The city center dates as far back as 800CE and many shops, pubs, and restaurants are spread throughout the town. Middelburg is a city that is both busy and vibrant enough to always have something to offer – and quiet and small enough so that you are not constantly distracted from your studies. Middelburg is the largest city in Zeeland, well-connected by public transport to big cities like Rotterdam, Amsterdam, Utrecht, and Antwerp, and merely a half hour bike ride away from one of the many beaches in Zeeland.
In the city of Middelburg, you are surrounded by over 1 100 monumental buildings. The most notable of these monuments is the former city hall, now our main university building, but there is much more to see. What about the Abbey Square and the Lange Jan (the eleventh highest church tower in the country) the Oostkerk (one of the few circular churches ever built), or the Kuiperspoort (the most beautiful street in the city, which has been used in several Dutch movies)? There is plenty to see and do in and around Middelburg, and it is guaranteed that you will not have seen every one of its charms once you graduate.
Next to all the sights, there are also lots of options to inspire students. Take a look at one of the exhibitions the Vleeshal Center for Contemporary Art organizes. Conveniently located in the Gothic Town Hall of which the other side is reserved for classrooms, the Vleeshal is easy to reach and changes their exhibitions regularly.
For those with more musical needs, Middelburg has a pop podium called De Spot, which has many concerts and activities. Students also regularly perform during Open Mic nights, or other events. Take in a performance in the Schouwburg Middelburg or the Zeeuwse Concertzaal with their extensive offerings. For a unique experience, check out Popronde, where musicians from across the country perform in bars in Middelburg once a year.
For those with more eclectic tastes, every first Sunday of the month, artists open their doors for the Art & Culture Route, in which over 30 galleries, workplaces, and museums open their doors to everyone. There are many tours like this during the summer in Zeeland, where you can also explore the rest of the province.
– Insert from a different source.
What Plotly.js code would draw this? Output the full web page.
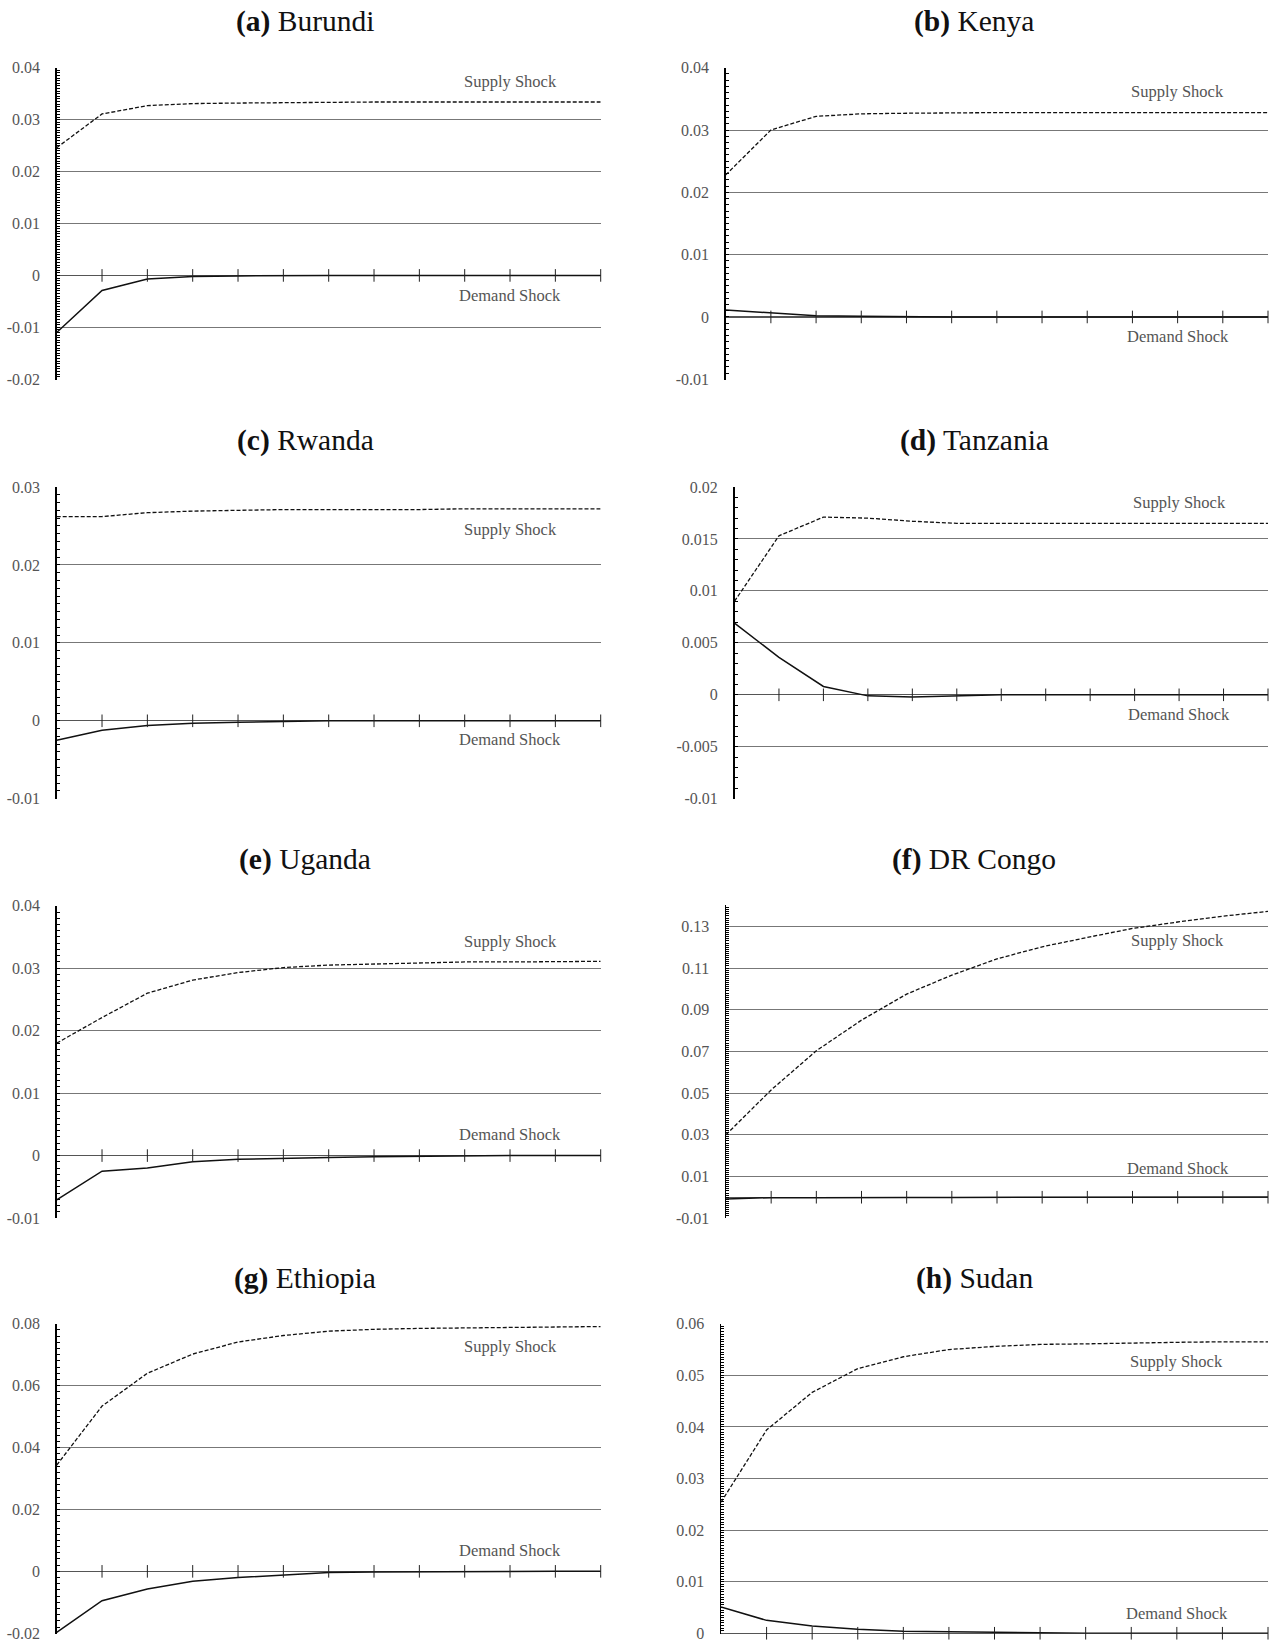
<!DOCTYPE html>
<html>
<head>
<meta charset="utf-8">
<script src="https://cdn.plot.ly/plotly-3.0.1.min.js"></script>
<style>
  html, body { margin: 0; padding: 0; background: #fff; }
  #chart { width: 1276px; height: 1641px; }
</style>
</head>
<body>
<div id="chart"></div>
<script>
// Impulse responses: periods 0..12 after the shock
const periods = [0, 1, 2, 3, 4, 5, 6, 7, 8, 9, 10, 11, 12];
const tickPeriods = [1, 2, 3, 4, 5, 6, 7, 8, 9, 10, 11, 12];

const countries = ["Burundi", "Kenya", "Rwanda", "Tanzania", "Uganda", "DR Congo", "Ethiopia", "Sudan"];
const panelLetters = ["a", "b", "c", "d", "e", "f", "g", "h"];

const burundiSupply = [0.0246, 0.0311, 0.0327, 0.0331, 0.0332, 0.0333, 0.0334, 0.0334, 0.0334, 0.0334, 0.0334, 0.0334, 0.0334];
const burundiDemand = [-0.0110, -0.0029, -0.0007, -0.0002, -0.0001, 0.0000, 0.0000, 0.0000, 0.0000, 0.0000, 0.0000, 0.0000, 0.0000];

const kenyaSupply = [0.0228, 0.0300, 0.0322, 0.0326, 0.0327, 0.0328, 0.0328, 0.0328, 0.0328, 0.0328, 0.0328, 0.0328, 0.0328];
const kenyaDemand = [0.0011, 0.0006, 0.0002, 0.0001, 0.0000, 0.0000, 0.0000, 0.0000, 0.0000, 0.0000, 0.0000, 0.0000, 0.0000];

const rwandaSupply = [0.0262, 0.0262, 0.0267, 0.0269, 0.0270, 0.0271, 0.0271, 0.0271, 0.0271, 0.0272, 0.0272, 0.0272, 0.0272];
const rwandaDemand = [-0.0025, -0.0012, -0.0006, -0.0003, -0.0002, -0.0001, 0.0000, 0.0000, 0.0000, 0.0000, 0.0000, 0.0000, 0.0000];

const tanzaniaSupply = [0.0090, 0.0153, 0.0171, 0.0170, 0.0167, 0.0165, 0.0165, 0.0165, 0.0165, 0.0165, 0.0165, 0.0165, 0.0165];
const tanzaniaDemand = [0.0069, 0.0036, 0.0008, -0.0001, -0.0002, -0.0001, 0.0000, 0.0000, 0.0000, 0.0000, 0.0000, 0.0000, 0.0000];

const ugandaSupply = [0.0180, 0.0221, 0.0260, 0.0281, 0.0293, 0.0301, 0.0305, 0.0307, 0.0309, 0.0310, 0.0310, 0.0311, 0.0311];
const ugandaDemand = [-0.0071, -0.0025, -0.0020, -0.0010, -0.0006, -0.0004, -0.0003, -0.0002, -0.0001, 0.0000, 0.0000, 0.0000, 0.0000];

const congoSupply = [0.0300, 0.0515, 0.0703, 0.0850, 0.0975, 0.1066, 0.1144, 0.1202, 0.1247, 0.1290, 0.1321, 0.1349, 0.1372];
const congoDemand = [-0.0008, -0.0002, -0.0003, -0.0001, -0.0001, -0.0001, -0.0001, -0.0001, -0.0001, 0.0001, 0.0001, 0.0001, 0.0001];

const ethiopiaSupply = [0.0343, 0.0534, 0.0640, 0.0702, 0.0741, 0.0762, 0.0776, 0.0782, 0.0785, 0.0787, 0.0788, 0.0789, 0.0791];
const ethiopiaDemand = [-0.0197, -0.0095, -0.0057, -0.0032, -0.0020, -0.0011, -0.0004, -0.0002, -0.0001, 0.0000, 0.0000, 0.0000, 0.0000];

const sudanSupply = [0.0254, 0.0394, 0.0467, 0.0513, 0.0536, 0.0550, 0.0556, 0.0560, 0.0561, 0.0563, 0.0564, 0.0565, 0.0565];
const sudanDemand = [0.0051, 0.0025, 0.0014, 0.0008, 0.0004, 0.0003, 0.0001, 0.0000, 0.0000, 0.0000, 0.0000, 0.0000, 0.0000];

// Y tick values and their printed labels, per panel
const burundiTicks = [-0.02, -0.01, 0, 0.01, 0.02, 0.03, 0.04];
const burundiLabels = ["-0.02", "-0.01", "0", "0.01", "0.02", "0.03", "0.04"];
const kenyaTicks = [-0.01, 0, 0.01, 0.02, 0.03, 0.04];
const kenyaLabels = ["-0.01", "0", "0.01", "0.02", "0.03", "0.04"];
const rwandaTicks = [-0.01, 0, 0.01, 0.02, 0.03];
const rwandaLabels = ["-0.01", "0", "0.01", "0.02", "0.03"];
const tanzaniaTicks = [-0.01, -0.005, 0, 0.005, 0.01, 0.015, 0.02];
const tanzaniaLabels = ["-0.01", "-0.005", "0", "0.005", "0.01", "0.015", "0.02"];
const ugandaTicks = [-0.01, 0, 0.01, 0.02, 0.03, 0.04];
const ugandaLabels = ["-0.01", "0", "0.01", "0.02", "0.03", "0.04"];
const congoTicks = [-0.01, 0.01, 0.03, 0.05, 0.07, 0.09, 0.11, 0.13];
const congoLabels = ["-0.01", "0.01", "0.03", "0.05", "0.07", "0.09", "0.11", "0.13"];
const ethiopiaTicks = [-0.02, 0, 0.02, 0.04, 0.06, 0.08];
const ethiopiaLabels = ["-0.02", "0", "0.02", "0.04", "0.06", "0.08"];
const sudanTicks = [0, 0.01, 0.02, 0.03, 0.04, 0.05, 0.06];
const sudanLabels = ["0", "0.01", "0.02", "0.03", "0.04", "0.05", "0.06"];

const supplySeries = [burundiSupply, kenyaSupply, rwandaSupply, tanzaniaSupply, ugandaSupply, congoSupply, ethiopiaSupply, sudanSupply];
const demandSeries = [burundiDemand, kenyaDemand, rwandaDemand, tanzaniaDemand, ugandaDemand, congoDemand, ethiopiaDemand, sudanDemand];
const tickSets = [burundiTicks, kenyaTicks, rwandaTicks, tanzaniaTicks, ugandaTicks, congoTicks, ethiopiaTicks, sudanTicks];
const labelSets = [burundiLabels, kenyaLabels, rwandaLabels, tanzaniaLabels, ugandaLabels, congoLabels, ethiopiaLabels, sudanLabels];

// Axis setup per panel: y range, minor tick step, label anchors (data units)
const panelSetup = [
  { range: [-0.02, 0.04],  minor: 0.0005, supplyAt: 0.0373, demandAt: -0.0038 },
  { range: [-0.01, 0.04],  minor: 0.001,  supplyAt: 0.0362, demandAt: -0.0032 },
  { range: [-0.01, 0.03],  minor: 0.001,  supplyAt: 0.0246, demandAt: -0.00245 },
  { range: [-0.01, 0.02],  minor: 0.001,  supplyAt: 0.0185, demandAt: -0.0019 },
  { range: [-0.01, 0.04],  minor: 0.001,  supplyAt: 0.0343, demandAt: 0.00335 },
  { range: [-0.01, 0.14],  minor: 0.001,  supplyAt: 0.1234, demandAt: 0.014 },
  { range: [-0.02, 0.08],  minor: 0.002,  supplyAt: 0.0727, demandAt: 0.0067 },
  { range: [0, 0.06],      minor: 0.0005, supplyAt: 0.0526, demandAt: 0.0038 }
];

// Panel boxes in pixels: [left, right, top, bottom]
const W = 1276, H = 1641;
const boxes = [
  [56.7, 600.7, 67.5, 379.5],
  [725.7, 1268, 67.5, 379.5],
  [56.7, 600.7, 486.7, 799],
  [734.5, 1268, 486.7, 799],
  [56.7, 600.7, 905.5, 1218.3],
  [726.0, 1268, 905.3, 1218.3],
  [56.7, 600.7, 1323.5, 1633.5],
  [721.0, 1268, 1323.5, 1633.5]
];
const titleCenters = [305, 974];
const titleRows = [21, 440, 859.5, 1278];

const serif = "Liberation Serif, Times New Roman, serif";
const traces = [];
const layout = {
  width: W, height: H,
  margin: { l: 0, r: 0, t: 0, b: 0 },
  paper_bgcolor: "#fff", plot_bgcolor: "#fff",
  showlegend: false,
  annotations: []
};

countries.forEach((name, i) => {
  const s = i === 0 ? "" : String(i + 1);
  const xa = "x" + s, ya = "y" + s;
  const [l, r, t, b] = boxes[i];
  const cfg = panelSetup[i];
  const pad = (cfg.range[1] - cfg.range[0]) * 0.0008;

  traces.push({
    x: periods, y: supplySeries[i], xaxis: xa, yaxis: ya,
    type: "scatter", mode: "lines", hoverinfo: "skip",
    line: { color: "#111", width: 1.3, dash: "4px,2px" }
  });
  traces.push({
    x: periods, y: demandSeries[i], xaxis: xa, yaxis: ya,
    type: "scatter", mode: "lines", hoverinfo: "skip",
    line: { color: "#111", width: 1.5 }
  });
  // period tick marks crossing the zero axis
  traces.push({
    x: tickPeriods, y: tickPeriods.map(() => 0), xaxis: xa, yaxis: ya,
    type: "scatter", mode: "markers", hoverinfo: "skip", cliponaxis: false,
    marker: { symbol: "line-ns-open", size: 9, color: "#222", line: { width: 1, color: "#222" } }
  });

  layout["xaxis" + s] = {
    domain: [l / W, r / W], anchor: ya, range: [0, 12],
    showgrid: false, zeroline: false, showline: false,
    showticklabels: false, ticks: "", fixedrange: true
  };
  layout["yaxis" + s] = {
    domain: [1 - b / H, 1 - t / H], anchor: xa,
    range: [cfg.range[0] - pad, cfg.range[1] + pad],
    tickmode: "array", tickvals: tickSets[i], ticktext: labelSets[i],
    ticks: "inside", ticklen: 3, tickwidth: 1, tickcolor: "#000",
    ticklabelstandoff: 12, ticklabeloverflow: "allow",
    tickfont: { family: serif, size: 16, color: "#555" },
    minor: { tickmode: "linear", tick0: 0, dtick: cfg.minor, ticks: "inside", ticklen: 3, tickwidth: 1, tickcolor: "#000", showgrid: false },
    showgrid: true, gridcolor: "#777", gridwidth: 1,
    zeroline: true, zerolinecolor: "#555", zerolinewidth: 1.2,
    showline: true, linecolor: "#000", linewidth: 1.5,
    fixedrange: true
  };

  layout.annotations.push({
    xref: "paper", yref: "paper",
    x: titleCenters[i % 2] / W, y: 1 - titleRows[Math.floor(i / 2)] / H,
    xanchor: "center", yanchor: "middle", showarrow: false,
    text: "<b>(" + panelLetters[i] + ")</b> " + name,
    font: { family: serif, size: 29.5, color: "#111" }
  });
  layout.annotations.push({
    xref: xa, yref: ya, x: 10, y: cfg.supplyAt,
    xanchor: "center", yanchor: "middle", showarrow: false,
    text: "Supply Shock", font: { family: serif, size: 16.5, color: "#555" }
  });
  layout.annotations.push({
    xref: xa, yref: ya, x: 10, y: cfg.demandAt,
    xanchor: "center", yanchor: "middle", showarrow: false,
    text: "Demand Shock", font: { family: serif, size: 16.5, color: "#555" }
  });
});

Plotly.newPlot("chart", traces, layout, { staticPlot: true, displayModeBar: false });
</script>
</body>
</html>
With just under 400 000 inhabitants, Zeeland is the least populous of the 12 provinces of the Netherlands. It makes up for that with the many tourists who come to visit the province that has most sunshine hours and beaches in the Netherlands.
As the name suggests, Zeeland (Sea-land) borders the North Sea. With 490 kilometers of coastline and the fact that a significant part of the province is near or below sea level, Zeeland has always had an intricate relationship with the sea. So much so, that in 1953 it was one of the many parts of the Netherlands and Belgium that were affected by a major flood. The local people, called Zeeuwen, did not give up, and fought back against the water by building dikes and dunes, as well as setting up the Delta works which now protect the province from the North Sea. All of this is illustrated in the slogan Luctor Et Emergo, ‘I struggle and emerge,’ that the Zeeuwen still strongly relate to (and perhaps the students too).
Modern technology, research, and passion have gone into protecting the land from the sea. It is now up to a new generation of scientists, engineers, economists, historians, and many more to determine the future of Zeeland. For now though, the many beaches and bodies of water provide the perfect location for aquatic sports such as rowing, sailing, and surfing. In fact, the UCR Vikings participate in the annual King of the Channel competition, where students and employees of higher education institutions from the region row against each other in a dragon boat race.